IL
PUNTO
Chi
non ricorda la politica degli annunci, il “ghe pensi mi”,
la protezione civile per ogni sorta di lavoro in emergenza, il
continuo ricorrere alle conferenze dei servizi di recente memoria.
Ecco, il recupero del centro storico di Caltanissetta pare che si
stia muovendo imitando in parte la medesima metodologia.
Inizia
per caso, con un annuncio in gazzetta ufficiale di bando
nazionale «Piano nazionale delle città». Prosegue con un'affannosa
preparazione in sede comunale di “pezze giustificative” per
documentare l'aderenza ai criteri di selezione richieste nel bando, al
fine di conseguire un finanziamento (ottenuto). Si revisionano gli
studi già fatti sul centro storico e si attribuisce alla nuova
proposta di intervento un taglio di emergenza e di messa in
sicurezza, per carità prioritari, ma non esclusivi. Questa visione
miope ha fatto però ignorare i superstiti abitanti, non prefigurare
i nuovi insedianti, ha minimizzato la salvaguardia del centro
(ombelico della città) quale documento storico-culturale parte
integrante dei tasselli del quadro meridionale che si riuniscono nel
mosaico Italia. Senza scomodare i tecnici, l'estensione del centro
storico che conosciamo tutti, a spanna, ci fa intuire che saranno i
posteri a giudicare se Caltanissetta ha saputo conservare cultura e
“radici”, riconducibili ai manufatti. Vero è anche che i nisseni
hanno la loro responsabilità (attraverso le scelte nel tempo dei
vari amministratori locali) nel degrado dello stock edilizio, oramai non privo di edifici pericolanti e di
macerie. La figura retorica “i medici che litigano mentre il malato
muore” applicata al tempo trascorso, prima di questo annunciato
intervento, calza a pennello. Ma la storia non finisce qui. Il punto
a cui siamo giunti che si annuncia con lavori a gogò in centro
storico non deve far stare tranquilli. Le istituzioni che hanno il
potere di gestire gli interventi annunciati se credibili su quanto
dicono di dover fare, non si mostrano tali con le azioni ufficiali.
Sfornano annunci e si dimostrano poco trasparenti. E non solo.
Intimidiscono (o meglio, tentano di intimidire) a vario modo tutti
quelli che in questo processo di avvio del recupero hanno provato a
mettere “bocca e faccia”. Anche chi scrive ha avuto, molto da
lontano, uno strano avviso: il consiglio di astenersi dal mettere
documenti pubblici esposti in questa pagina.

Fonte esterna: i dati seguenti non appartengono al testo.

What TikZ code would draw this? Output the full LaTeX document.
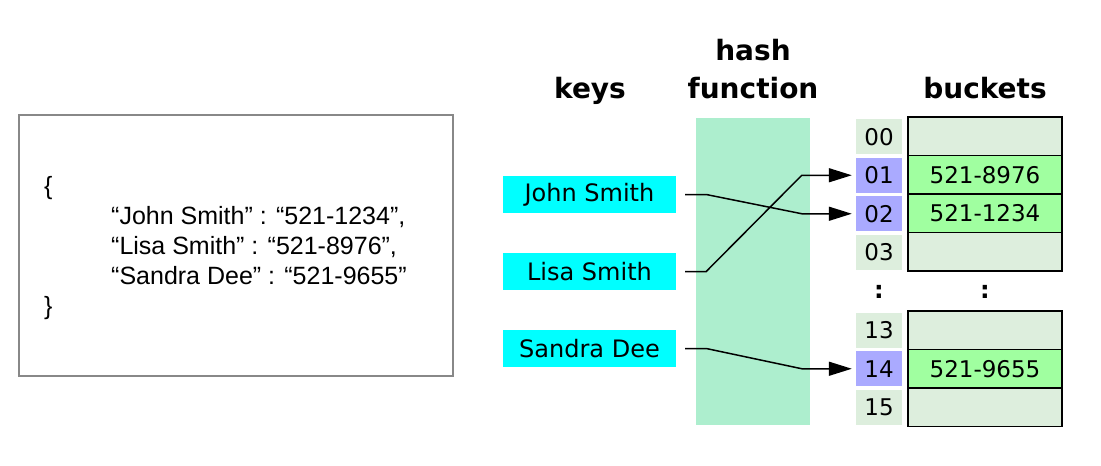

Minacciato, di,
eventualmente, doverne rispondere penalmente in sede giudiziaria.
Con questi “chiari di luna” mi vengono in mente due cose: l'una
che questi “funzionari e politici” non hanno chiari i confini di
ciò che è lecito e del suo contrario e l'altra che hanno uno
strano concetto di democrazia che si dovrebbe nutrire di
partecipazione, condivisione e del diritto dei cittadini che in
questo caso significa: di essere informati.
![]() |
G. Saggio - vista dell'intelaiatura in legno |
Nelle
esperienze presenti nel quartiere Provvidenza, come quella che si
ritrova nella foto sapientemente
mostrata da Saggio,
lo scorcio evidenzia una intelaiatura a struttura lignea, in
similitudine delle "case
baraccate" o "colombage" che ci ricordano un
passaggio architettonico, storico culturale di prevenzione dai
terremoti oggi ancora attuale.
Purtroppo,
la nostra realtà istituzionale locale non ha compreso o non vuole
comprendere che quel mucchio di vecchie case, di ruderi e di macerie
che è il centro storico, oltre a rappresentare le radici dei nisseni
ha anche più di un pregio economico (se vogliamo essere venali), che
lascio intuire all'intelligenza di chi legge.
Dunque,
una scelta di recupero dell'insieme centro storico non può e non
deve essere di “maniera”, con una scenica “antichizzazione”
delle costruzioni, inseguendo un adattamento alla motorizzazione
estraneo a luoghi già a misura d'uomo.